S. P. Scott, The Civil Law, XVII, Cincinnati, 1932 ).
 

 
The Same Emperor to the Same Stylianus.

  As legislation usually proceeds from good judgment, its wisdom and moderation are of great assistance even in disputes which do not frequently take place. If, however, their beneficence is so great, why should it not be generally applicable to the ordinary affairs of life? For when a physician fails to administer remedies to persons who are ill and only treats such as are slightly indisposed, will not the cure of the latter always be attributed to his science and skill?
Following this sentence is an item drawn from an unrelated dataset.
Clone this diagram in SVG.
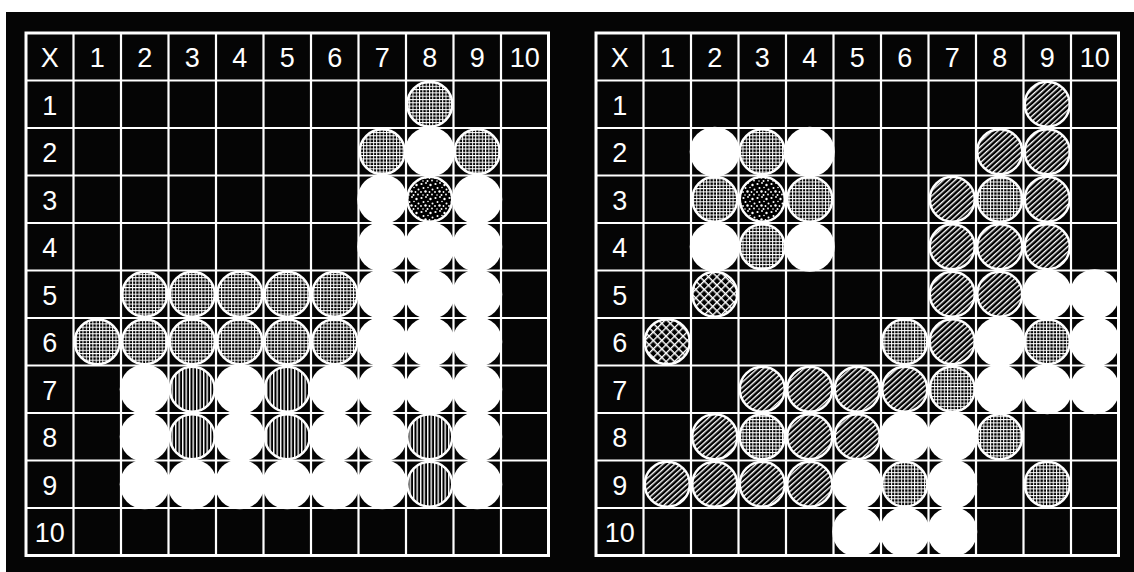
<svg xmlns="http://www.w3.org/2000/svg" width="1134" height="572" viewBox="0 0 1134 572">
<defs>
<pattern id="pg" width="3.3" height="3.3" patternUnits="userSpaceOnUse"><rect width="3.3" height="3.3" fill="#000"/><path d="M0 0.5H3.3M0.5 0V3.3" stroke="#fff" stroke-width="1"/></pattern>
<pattern id="pv" width="3.5" height="4" patternUnits="userSpaceOnUse"><rect width="3.5" height="4" fill="#000"/><rect width="1.4" height="4" fill="#fff"/></pattern>
<pattern id="pd" width="3.9" height="4" patternUnits="userSpaceOnUse" patternTransform="rotate(48)"><rect width="3.9" height="4" fill="#000"/><rect width="1.4" height="4" fill="#fff"/></pattern>
<pattern id="px" width="6" height="6" patternUnits="userSpaceOnUse" patternTransform="rotate(45)"><rect width="6" height="6" fill="#000"/><path d="M0 0.7H6M0.7 0V6" stroke="#fff" stroke-width="1.4"/></pattern>
<pattern id="pdot" width="14" height="14" patternUnits="userSpaceOnUse"><rect width="14" height="14" fill="#000"/><g fill="#fff"><circle cx="1.5" cy="2" r="1.1"/><circle cx="6" cy="1" r="0.9"/><circle cx="10.5" cy="3" r="1.2"/><circle cx="3.5" cy="6" r="1"/><circle cx="8" cy="5.5" r="0.8"/><circle cx="12.5" cy="7.5" r="1"/><circle cx="1" cy="10" r="0.9"/><circle cx="5.5" cy="9.5" r="1.2"/><circle cx="9.5" cy="10" r="0.9"/><circle cx="3" cy="13" r="0.8"/><circle cx="7.5" cy="13" r="1"/><circle cx="12" cy="12.5" r="0.9"/></g></pattern>
</defs>
<style>
.grid{fill:none;stroke:#fff;stroke-width:2.2}
.frame{fill:none;stroke:#fff;stroke-width:3}
.lbl{font-family:"Liberation Sans",Arial,sans-serif;font-size:27px;fill:#fff;text-anchor:middle}
.w{fill:#fff}
.p{stroke:#fff;stroke-width:2.5}
.g{fill:url(#pg)}
.v{fill:url(#pv)}
.d{fill:url(#pd)}
.x{fill:url(#px)}
.t{fill:url(#pdot)}
</style>
<rect width="1134" height="572" fill="#fff"/>
<rect x="6" y="12" width="1128" height="560" fill="#050505"/>

<g id="board-left">
<path class="grid" d="M73.5 33V555.5M121 33V555.5M168.5 33V555.5M216 33V555.5M263.5 33V555.5M311 33V555.5M358.5 33V555.5M406 33V555.5M453.5 33V555.5M501 33V555.5M26 80.5H548.5M26 128H548.5M26 175.5H548.5M26 223H548.5M26 270.5H548.5M26 318H548.5M26 365.5H548.5M26 413H548.5M26 460.5H548.5M26 508H548.5"/>
<rect class="frame" x="26" y="33" width="522.5" height="522.5"/>
<g id="left-labels" class="lbl">
<text x="49.75" y="67">X</text><text x="97.25" y="67">1</text><text x="144.75" y="67">2</text><text x="192.25" y="67">3</text><text x="239.75" y="67">4</text><text x="287.25" y="67">5</text><text x="334.75" y="67">6</text><text x="382.25" y="67">7</text><text x="429.75" y="67">8</text><text x="477.25" y="67">9</text><text x="524.75" y="67">10</text>
<text x="49.75" y="114.5">1</text><text x="49.75" y="162">2</text><text x="49.75" y="209.5">3</text><text x="49.75" y="257">4</text><text x="49.75" y="304.5">5</text><text x="49.75" y="352">6</text><text x="49.75" y="399.5">7</text><text x="49.75" y="447">8</text><text x="49.75" y="494.5">9</text><text x="49.75" y="542">10</text>
</g>
<g id="left-white">
<circle class="w" cx="429.75" cy="151.75" r="25"/>
<circle class="w" cx="382.25" cy="199.25" r="25"/><circle class="w" cx="477.25" cy="199.25" r="25"/>
<circle class="w" cx="382.25" cy="246.75" r="25"/><circle class="w" cx="429.75" cy="246.75" r="25"/><circle class="w" cx="477.25" cy="246.75" r="25"/>
<circle class="w" cx="382.25" cy="294.25" r="25"/><circle class="w" cx="429.75" cy="294.25" r="25"/><circle class="w" cx="477.25" cy="294.25" r="25"/>
<circle class="w" cx="382.25" cy="341.75" r="25"/><circle class="w" cx="429.75" cy="341.75" r="25"/><circle class="w" cx="477.25" cy="341.75" r="25"/>
<circle class="w" cx="144.75" cy="389.25" r="25"/><circle class="w" cx="239.75" cy="389.25" r="25"/><circle class="w" cx="334.75" cy="389.25" r="25"/><circle class="w" cx="382.25" cy="389.25" r="25"/><circle class="w" cx="429.75" cy="389.25" r="25"/><circle class="w" cx="477.25" cy="389.25" r="25"/>
<circle class="w" cx="144.75" cy="436.75" r="25"/><circle class="w" cx="239.75" cy="436.75" r="25"/><circle class="w" cx="334.75" cy="436.75" r="25"/><circle class="w" cx="382.25" cy="436.75" r="25"/><circle class="w" cx="477.25" cy="436.75" r="25"/>
<circle class="w" cx="144.75" cy="484.25" r="25"/><circle class="w" cx="192.25" cy="484.25" r="25"/><circle class="w" cx="239.75" cy="484.25" r="25"/><circle class="w" cx="287.25" cy="484.25" r="25"/><circle class="w" cx="334.75" cy="484.25" r="25"/><circle class="w" cx="382.25" cy="484.25" r="25"/><circle class="w" cx="477.25" cy="484.25" r="25"/>
</g>
<g id="left-patterned">
<circle class="p g" cx="429.75" cy="104.25" r="22.5"/>
<circle class="p g" cx="382.25" cy="151.75" r="22.5"/><circle class="p g" cx="477.25" cy="151.75" r="22.5"/>
<circle class="p t" cx="429.75" cy="199.25" r="22.5"/>
<circle class="p g" cx="144.75" cy="294.25" r="22.5"/><circle class="p g" cx="192.25" cy="294.25" r="22.5"/><circle class="p g" cx="239.75" cy="294.25" r="22.5"/><circle class="p g" cx="287.25" cy="294.25" r="22.5"/><circle class="p g" cx="334.75" cy="294.25" r="22.5"/>
<circle class="p g" cx="97.25" cy="341.75" r="22.5"/><circle class="p g" cx="144.75" cy="341.75" r="22.5"/><circle class="p g" cx="192.25" cy="341.75" r="22.5"/><circle class="p g" cx="239.75" cy="341.75" r="22.5"/><circle class="p g" cx="287.25" cy="341.75" r="22.5"/><circle class="p g" cx="334.75" cy="341.75" r="22.5"/>
<circle class="p v" cx="192.25" cy="389.25" r="22.5"/><circle class="p v" cx="287.25" cy="389.25" r="22.5"/>
<circle class="p v" cx="192.25" cy="436.75" r="22.5"/><circle class="p v" cx="287.25" cy="436.75" r="22.5"/><circle class="p v" cx="429.75" cy="436.75" r="22.5"/>
<circle class="p v" cx="429.75" cy="484.25" r="22.5"/>
</g>
</g>

<g id="board-right">
<path class="grid" d="M643.5 33V555.5M691 33V555.5M738.5 33V555.5M786 33V555.5M833.5 33V555.5M881 33V555.5M928.5 33V555.5M976 33V555.5M1023.5 33V555.5M1071 33V555.5M596 80.5H1118.5M596 128H1118.5M596 175.5H1118.5M596 223H1118.5M596 270.5H1118.5M596 318H1118.5M596 365.5H1118.5M596 413H1118.5M596 460.5H1118.5M596 508H1118.5"/>
<rect class="frame" x="596" y="33" width="522.5" height="522.5"/>
<g id="right-labels" class="lbl">
<text x="619.75" y="67">X</text><text x="667.25" y="67">1</text><text x="714.75" y="67">2</text><text x="762.25" y="67">3</text><text x="809.75" y="67">4</text><text x="857.25" y="67">5</text><text x="904.75" y="67">6</text><text x="952.25" y="67">7</text><text x="999.75" y="67">8</text><text x="1047.25" y="67">9</text><text x="1094.75" y="67">10</text>
<text x="619.75" y="114.5">1</text><text x="619.75" y="162">2</text><text x="619.75" y="209.5">3</text><text x="619.75" y="257">4</text><text x="619.75" y="304.5">5</text><text x="619.75" y="352">6</text><text x="619.75" y="399.5">7</text><text x="619.75" y="447">8</text><text x="619.75" y="494.5">9</text><text x="619.75" y="542">10</text>
</g>
<g id="right-white">
<circle class="w" cx="714.75" cy="151.75" r="25"/><circle class="w" cx="809.75" cy="151.75" r="25"/>
<circle class="w" cx="714.75" cy="246.75" r="25"/><circle class="w" cx="809.75" cy="246.75" r="25"/>
<circle class="w" cx="1047.25" cy="294.25" r="25"/><circle class="w" cx="1094.75" cy="294.25" r="25"/>
<circle class="w" cx="999.75" cy="341.75" r="25"/><circle class="w" cx="1094.75" cy="341.75" r="25"/>
<circle class="w" cx="999.75" cy="389.25" r="25"/><circle class="w" cx="1047.25" cy="389.25" r="25"/><circle class="w" cx="1094.75" cy="389.25" r="25"/>
<circle class="w" cx="904.75" cy="436.75" r="25"/><circle class="w" cx="952.25" cy="436.75" r="25"/>
<circle class="w" cx="857.25" cy="484.25" r="25"/><circle class="w" cx="952.25" cy="484.25" r="25"/>
<circle class="w" cx="857.25" cy="531.75" r="25"/><circle class="w" cx="904.75" cy="531.75" r="25"/><circle class="w" cx="952.25" cy="531.75" r="25"/>
</g>
<g id="right-patterned">
<circle class="p d" cx="1047.25" cy="104.25" r="22.5"/>
<circle class="p g" cx="762.25" cy="151.75" r="22.5"/><circle class="p d" cx="999.75" cy="151.75" r="22.5"/><circle class="p d" cx="1047.25" cy="151.75" r="22.5"/>
<circle class="p g" cx="714.75" cy="199.25" r="22.5"/><circle class="p t" cx="762.25" cy="199.25" r="22.5"/><circle class="p g" cx="809.75" cy="199.25" r="22.5"/><circle class="p d" cx="952.25" cy="199.25" r="22.5"/><circle class="p g" cx="999.75" cy="199.25" r="22.5"/><circle class="p d" cx="1047.25" cy="199.25" r="22.5"/>
<circle class="p g" cx="762.25" cy="246.75" r="22.5"/><circle class="p d" cx="952.25" cy="246.75" r="22.5"/><circle class="p d" cx="999.75" cy="246.75" r="22.5"/><circle class="p d" cx="1047.25" cy="246.75" r="22.5"/>
<circle class="p x" cx="714.75" cy="294.25" r="22.5"/><circle class="p d" cx="952.25" cy="294.25" r="22.5"/><circle class="p d" cx="999.75" cy="294.25" r="22.5"/>
<circle class="p x" cx="667.25" cy="341.75" r="22.5"/><circle class="p g" cx="904.75" cy="341.75" r="22.5"/><circle class="p d" cx="952.25" cy="341.75" r="22.5"/><circle class="p g" cx="1047.25" cy="341.75" r="22.5"/>
<circle class="p d" cx="762.25" cy="389.25" r="22.5"/><circle class="p d" cx="809.75" cy="389.25" r="22.5"/><circle class="p d" cx="857.25" cy="389.25" r="22.5"/><circle class="p d" cx="904.75" cy="389.25" r="22.5"/><circle class="p g" cx="952.25" cy="389.25" r="22.5"/>
<circle class="p d" cx="714.75" cy="436.75" r="22.5"/><circle class="p g" cx="762.25" cy="436.75" r="22.5"/><circle class="p d" cx="809.75" cy="436.75" r="22.5"/><circle class="p d" cx="857.25" cy="436.75" r="22.5"/><circle class="p g" cx="999.75" cy="436.75" r="22.5"/>
<circle class="p d" cx="667.25" cy="484.25" r="22.5"/><circle class="p d" cx="714.75" cy="484.25" r="22.5"/><circle class="p d" cx="762.25" cy="484.25" r="22.5"/><circle class="p d" cx="809.75" cy="484.25" r="22.5"/><circle class="p g" cx="904.75" cy="484.25" r="22.5"/><circle class="p g" cx="1047.25" cy="484.25" r="22.5"/>
</g>
</g>
</svg>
Therefore, desiring to increase the dignity and majesty of the laws, We include among their provisions what custom has established up to this time with reference to two persons of unequal social rank, who, influenced by love, desire to marry (that is to say, where one is a slave and the other free), and We hereby order that when a freeman desires to marry a slave woman, he can only do so under two conditions, that is, he must either become a slave like herself, or purchase her freedom; and the price which he pays shall be considered a species of betrothal gift for the purpose of insuring the union with a person of servile status which he is about to contract. We also order that the owner of the female slave shall not act inhumanly in this matter, and if the person who marries her prefers to become a slave, they shall both be liberated at the death of their master, but if he does not wish to do this, and has not sufficient property to immediately purchase the freedom of the slave he marries, he shall be obliged to forfeit his own liberty. Still, where he serves the same master, he shall be entitled to an annual salary of two solidi, and his servitude shall only last until he has earned enough to pay the price agreed upon for the freedom of his wife, for his master shall then have no other good reason to retain him in slavery.